İçimde büyüyen sıkıntıya çare ararken kendimi şarkılar dinlerken buluyorum. Sıkışmışlığım, sorularım büyüdükçe artıyor. Kerpetenle sökülmüş düşlerim, mengene arası tutukluğum nüksediyor. Bölünmüş yanlarımdan tutuyor, günlerime bölüştürüyorum. Kavuruyor, katık yapıyor, yanık türküsünü dillendiriyorum. Koşullardan sıyrılamayış, yitiklik ve kabulleniş. Kişinin kurguya yenik düşmesi…
Kamburluk bir anda düzelmiyor. Yumru bir anda geçmiyor. Alışkanlıklar bir anda bırakılmıyor. Sistem çıktısı görüşler ile kuşanılmışlık. Kullanılmışlığın trajedisinde figüranlık. Değişime olan umut, inanç olarak beliriyor. Yenilmişlik de. Serzenişimde boğuluyorum. Kuşatmaya, çevrelenmeye ve bu ilişki yumağına karşı öfkem büyüyor. Düşünceye, insana ve kavgaya olan sevgim de…
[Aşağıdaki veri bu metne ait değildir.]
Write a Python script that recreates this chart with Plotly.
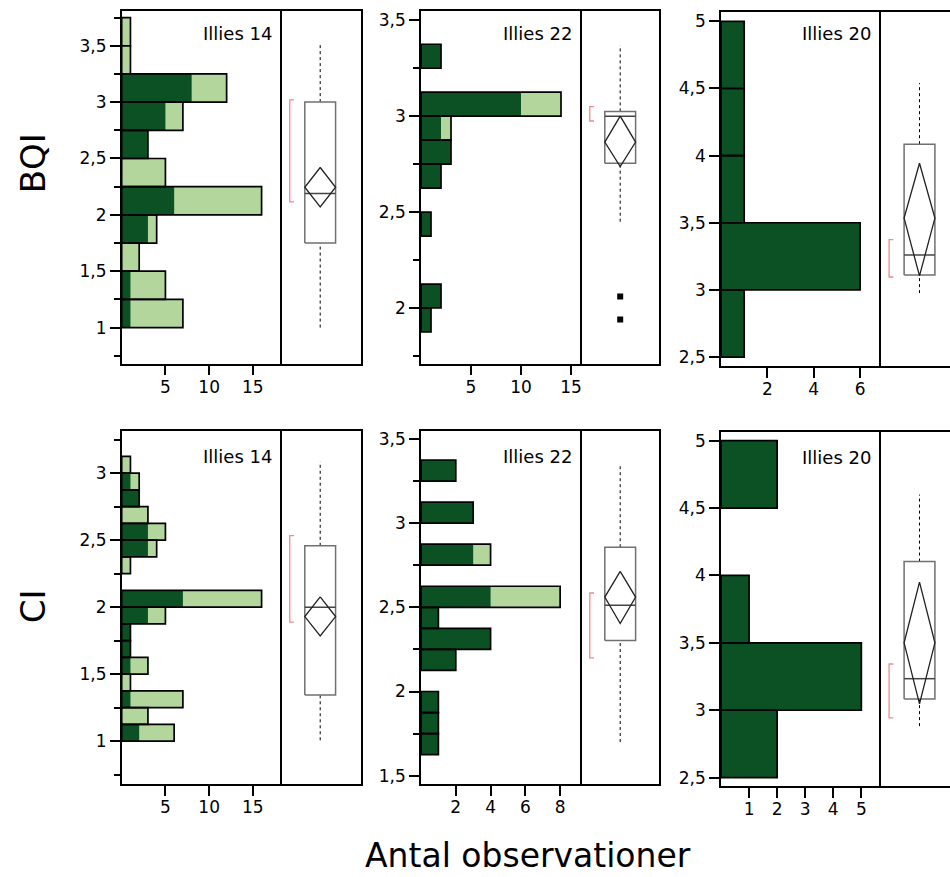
import plotly.graph_objects as go

W, H = 950, 877
DARK = "#0b5123"
LIGHT = "#b3d69d"
RED = "#f08a8a"
BOXGRAY = "#707070"
FONT = "DejaVu Sans"

# ---------------- data ----------------
row_labels = ["BQI", "CI"]
panel_titles = ["Illies 14", "Illies 22", "Illies 20", "Illies 14", "Illies 22", "Illies 20"]
x_title = "Antal observationer"

# BQI, Illies 14 (bin width 0.25)
bqi14_bin_lo = [3.5, 3.25, 3.0, 2.75, 2.5, 2.25, 2.0, 1.75, 1.5, 1.25, 1.0]
bqi14_dark   = [0, 0, 8, 5, 3, 0, 6, 3, 0, 1, 1]
bqi14_total  = [1, 1, 12, 7, 3, 5, 16, 4, 2, 5, 7]
bqi14_bin_w = 0.25

# BQI, Illies 22 (bin width 0.125)
bqi22_bin_lo = [3.25, 3.0, 2.875, 2.75, 2.625, 2.375, 2.0, 1.875]
bqi22_dark   = [2, 10, 2, 3, 2, 1, 2, 1]
bqi22_total  = [2, 14, 3, 3, 2, 1, 2, 1]
bqi22_bin_w = 0.125

# BQI, Illies 20 (bin width 0.5)
bqi20_bin_lo = [4.5, 4.0, 3.5, 3.0, 2.5]
bqi20_dark   = [1, 1, 1, 6, 1]
bqi20_total  = [1, 1, 1, 6, 1]
bqi20_bin_w = 0.5

# CI, Illies 14 (bin width 0.125)
ci14_bin_lo = [3.0, 2.875, 2.75, 2.625, 2.5, 2.375, 2.25, 2.0, 1.875, 1.75, 1.625, 1.5, 1.375, 1.25, 1.125, 1.0]
ci14_dark   = [0, 1, 2, 0, 3, 3, 0, 7, 3, 1, 1, 1, 0, 1, 0, 2]
ci14_total  = [1, 2, 2, 3, 5, 4, 1, 16, 5, 1, 1, 3, 1, 7, 3, 6]
ci14_bin_w = 0.125

# CI, Illies 22 (bin width 0.125)
ci22_bin_lo = [3.25, 3.0, 2.75, 2.5, 2.375, 2.25, 2.125, 1.875, 1.75, 1.625]
ci22_dark   = [2, 3, 3, 4, 1, 4, 2, 1, 1, 1]
ci22_total  = [2, 3, 4, 8, 1, 4, 2, 1, 1, 1]
ci22_bin_w = 0.125

# CI, Illies 20 (bin width 0.5)
ci20_bin_lo = [4.5, 3.5, 3.0, 2.5]
ci20_dark   = [2, 1, 5, 2]
ci20_total  = [2, 1, 5, 2]
ci20_bin_w = 0.5

# box-plot summaries, one entry per panel (BQI 14, 22, 20, CI 14, 22, 20)
box_q1      = [1.75, 2.755, 3.11, 1.345, 2.303, 3.084]
box_median  = [2.19, 3.0, 3.26, 2.0, 2.512, 3.234]
box_q3      = [3.0, 3.025, 4.085, 2.458, 2.857, 4.103]
whisker_lo  = [1.0, 2.45, 2.976, 1.007, 1.70, 2.882]
whisker_hi  = [3.51, 3.37, 4.54, 3.086, 3.356, 4.6]
mean_val    = [2.245, 2.865, 3.535, 1.93, 2.561, 3.5]
mean_ci_lo  = [2.07, 2.737, 3.104, 1.785, 2.404, 3.047]
mean_ci_hi  = [2.42, 3.0, 3.943, 2.077, 2.713, 3.951]
shorth_lo   = [2.115, 2.975, 3.096, 1.889, 2.2, 2.944]
shorth_hi   = [3.02, 3.05, 3.375, 2.534, 2.585, 3.343]
outliers    = [[], [2.06, 1.94], [], [], [], []]

# axis ticks
ytick_vals = [
    [1, 1.5, 2, 2.5, 3, 3.5],
    [2, 2.5, 3, 3.5],
    [2.5, 3, 3.5, 4, 4.5, 5],
    [1, 1.5, 2, 2.5, 3],
    [1.5, 2, 2.5, 3, 3.5],
    [2.5, 3, 3.5, 4, 4.5, 5],
]
ytick_text = [
    ["1", "1,5", "2", "2,5", "3", "3,5"],
    ["2", "2,5", "3", "3,5"],
    ["2,5", "3", "3,5", "4", "4,5", "5"],
    ["1", "1,5", "2", "2,5", "3"],
    ["1,5", "2", "2,5", "3", "3,5"],
    ["2,5", "3", "3,5", "4", "4,5", "5"],
]
yminor_vals = [
    [0.75, 1.25, 1.75, 2.25, 2.75, 3.25, 3.75],
    [1.75, 2.25, 2.75, 3.25],
    [],
    [0.75, 1.25, 1.75, 2.25, 2.75, 3.25],
    [1.75, 2.25, 2.75, 3.25],
    [],
]
xtick_vals = [[5, 10, 15], [5, 10, 15], [2, 4, 6], [5, 10, 15], [2, 4, 6, 8], [1, 2, 3, 4, 5]]

y_ranges = [[0.68, 3.806], [1.71, 3.547], [2.433, 5.07], [0.68, 3.314], [1.45, 3.547], [2.44, 5.062]]
x_ranges = [[0, 18.3], [0, 16.07], [0, 6.9], [0, 18.3], [0, 9.24], [0, 5.7]]

hist_data = [
    (bqi14_bin_lo, bqi14_dark, bqi14_total, bqi14_bin_w),
    (bqi22_bin_lo, bqi22_dark, bqi22_total, bqi22_bin_w),
    (bqi20_bin_lo, bqi20_dark, bqi20_total, bqi20_bin_w),
    (ci14_bin_lo, ci14_dark, ci14_total, ci14_bin_w),
    (ci22_bin_lo, ci22_dark, ci22_total, ci22_bin_w),
    (ci20_bin_lo, ci20_dark, ci20_total, ci20_bin_w),
]

# ---------------- layout geometry (pixels) ----------------
col_hist_px = [(121.7, 281.7), (421, 581.7), (721, 881)]
col_box_px = [(281.7, 361), (581.7, 658.7), (881, 950)]
box_x_ranges = [[0, 1.03], [0, 1.0], [0, 0.896]]
row_px = [
    [(9.3, 363.3), (9.3, 363.3), (10, 365.7)],
    [(431, 785.7), (431, 785.7), (432.3, 787.3)],
]

def xd(a, b):
    return [a / W, min(b / W, 1.0)]

def yd(top, bot):
    return [1 - bot / H, 1 - top / H]

def ax_id(n):
    return "" if n == 1 else str(n)

fig = go.Figure()
layout = dict(
    width=W, height=H,
    margin=dict(l=0, r=0, t=0, b=0),
    paper_bgcolor="white", plot_bgcolor="white",
    showlegend=False, barmode="overlay",
    font=dict(family=FONT, size=16, color="black"),
)
annotations = []

BC = 0.5   # box centre in box-panel units
BH = 0.2   # box half width
BX = 0.105 # bracket position
BT = 0.055 # bracket tick length

for k in range(6):
    r, c = divmod(k, 3)
    hi = ax_id(k + 1)
    bi = ax_id(k + 7)
    hx, hy = f"x{hi}", f"y{hi}"
    bx, by = f"x{bi}", f"y{bi}"
    lo, dark, total, bw = hist_data[k]
    centers = [v + bw / 2 for v in lo]

    fig.add_trace(go.Bar(x=total, y=centers, width=bw, orientation="h",
                         marker=dict(color=LIGHT, line=dict(width=0)),
                         xaxis=hx, yaxis=hy, hoverinfo="skip"))
    fig.add_trace(go.Bar(x=dark, y=centers, width=bw, orientation="h",
                         marker=dict(color=DARK, line=dict(width=0)),
                         xaxis=hx, yaxis=hy, hoverinfo="skip"))
    fig.add_trace(go.Bar(x=total, y=centers, width=bw, orientation="h",
                         marker=dict(color="rgba(0,0,0,0)", line=dict(width=1.7, color="black")),
                         xaxis=hx, yaxis=hy, hoverinfo="skip"))

    q1, md, q3 = box_q1[k], box_median[k], box_q3[k]
    fig.add_trace(go.Scatter(x=[BC, BC], y=[q3, whisker_hi[k]], mode="lines",
                             line=dict(color="black", width=1, dash="dot"),
                             xaxis=bx, yaxis=by, hoverinfo="skip"))
    fig.add_trace(go.Scatter(x=[BC, BC], y=[whisker_lo[k], q1], mode="lines",
                             line=dict(color="black", width=1, dash="dot"),
                             xaxis=bx, yaxis=by, hoverinfo="skip"))
    fig.add_trace(go.Scatter(x=[BC - BH, BC + BH, BC + BH, BC - BH, BC - BH],
                             y=[q1, q1, q3, q3, q1], mode="lines",
                             line=dict(color=BOXGRAY, width=1.5),
                             xaxis=bx, yaxis=by, hoverinfo="skip"))
    fig.add_trace(go.Scatter(x=[BC - BH, BC + BH], y=[md, md], mode="lines",
                             line=dict(color="#444444", width=1.5),
                             xaxis=bx, yaxis=by, hoverinfo="skip"))
    fig.add_trace(go.Scatter(x=[BC, BC + BH, BC, BC - BH, BC],
                             y=[mean_ci_hi[k], mean_val[k], mean_ci_lo[k], mean_val[k], mean_ci_hi[k]],
                             mode="lines", line=dict(color="#222222", width=1.3),
                             xaxis=bx, yaxis=by, hoverinfo="skip"))
    fig.add_trace(go.Scatter(x=[BX + BT, BX, BX, BX + BT],
                             y=[shorth_hi[k], shorth_hi[k], shorth_lo[k], shorth_lo[k]],
                             mode="lines", line=dict(color=RED, width=1.3),
                             xaxis=bx, yaxis=by, hoverinfo="skip"))
    if outliers[k]:
        fig.add_trace(go.Scatter(x=[BC] * len(outliers[k]), y=outliers[k], mode="markers",
                                 marker=dict(symbol="square", size=6, color="black"),
                                 xaxis=bx, yaxis=by, hoverinfo="skip"))

    top, bot = row_px[r][c]
    ydom = yd(top, bot)
    hx0, hx1 = col_hist_px[c]
    bx0, bx1 = col_box_px[c]

    axline = dict(showline=True, linecolor="black", linewidth=1.6, showgrid=False, zeroline=False)
    layout[f"xaxis{hi}"] = dict(domain=xd(hx0, hx1), anchor=hy, range=x_ranges[k],
                                tickmode="array", tickvals=xtick_vals[k],
                                ticks="outside", ticklen=10, tickwidth=1.6, tickcolor="black",
                                ticklabelstandoff=-3,
                                mirror=True, tickfont=dict(size=17, family=FONT), **axline)
    ydict = dict(domain=ydom, anchor=hx, range=y_ranges[k],
                 tickmode="array", tickvals=ytick_vals[k], ticktext=ytick_text[k],
                 ticks="outside", ticklen=10, tickwidth=1.6, tickcolor="black",
                 mirror=False, tickfont=dict(size=17, family=FONT), **axline)
    if yminor_vals[k]:
        ydict["minor"] = dict(tickmode="array", tickvals=yminor_vals[k], ticks="outside",
                              ticklen=6, tickwidth=1.6, tickcolor="black")
    layout[f"yaxis{hi}"] = ydict

    layout[f"xaxis{bi}"] = dict(domain=xd(bx0, bx1), anchor=by, range=box_x_ranges[c],
                                showticklabels=False, ticks="", mirror=True, **axline)
    layout[f"yaxis{bi}"] = dict(domain=ydom, anchor=bx, range=y_ranges[k],
                                showticklabels=False, ticks="", showline=True,
                                mirror=(c != 2), linecolor="black", linewidth=1.6,
                                showgrid=False, zeroline=False)

    annotations.append(dict(text=panel_titles[k], xref=f"{hx} domain", yref=f"{hy} domain",
                            x=1, y=1, xanchor="right", yanchor="middle",
                            xshift=-8, yshift=(-22 if r == 0 else -25),
                            showarrow=False, font=dict(size=18, family=FONT)))

annotations.append(dict(text=row_labels[0], xref="paper", yref="paper", x=33 / W, y=1 - 162 / H,
                        textangle=-90, showarrow=False, font=dict(size=34, family=FONT),
                        xanchor="center", yanchor="middle"))
annotations.append(dict(text=row_labels[1], xref="paper", yref="paper", x=33 / W, y=1 - 607 / H,
                        textangle=-90, showarrow=False, font=dict(size=34, family=FONT),
                        xanchor="center", yanchor="middle"))
annotations.append(dict(text=x_title, xref="paper", yref="paper", x=528 / W, y=1 - 857 / H,
                        showarrow=False, font=dict(size=33, family=FONT),
                        xanchor="center", yanchor="middle"))
layout["annotations"] = annotations

fig.update_layout(**layout)
fig.write_html("out.html")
Beynimin en ücra köşelerine kadar kemiren, odalarımın penceresinden içeriye dolan, her hücremi etkileyen hatta insan ilişkilerini sekteye uğratan şey de ne? Karşıdan karşıya geçişlerimi engelleyen, adımlarımı aksatan, gözlerimi alan bu gürültü… Vurulmuşluğum, gizlerlerime sirayet eden hastalık. Yayılışını hissediyorum, tüm vücudum sarmalanıyor. Kafese tıkılmış, kenara atılmış ve sindirilmeye çalışılmış şişkin yanım ise kendini anımsatıyor. Hücrelerime giren, sinir uçlarıma dokunan, beynime konuşlanan saklı işgal! Seni tanıyorum!
Tüm bu heyhülanın arasında tüm gerçekliği suratıma çarpan yüreğim! Reddi miras ve reddi ilhakını kabul ediyorum!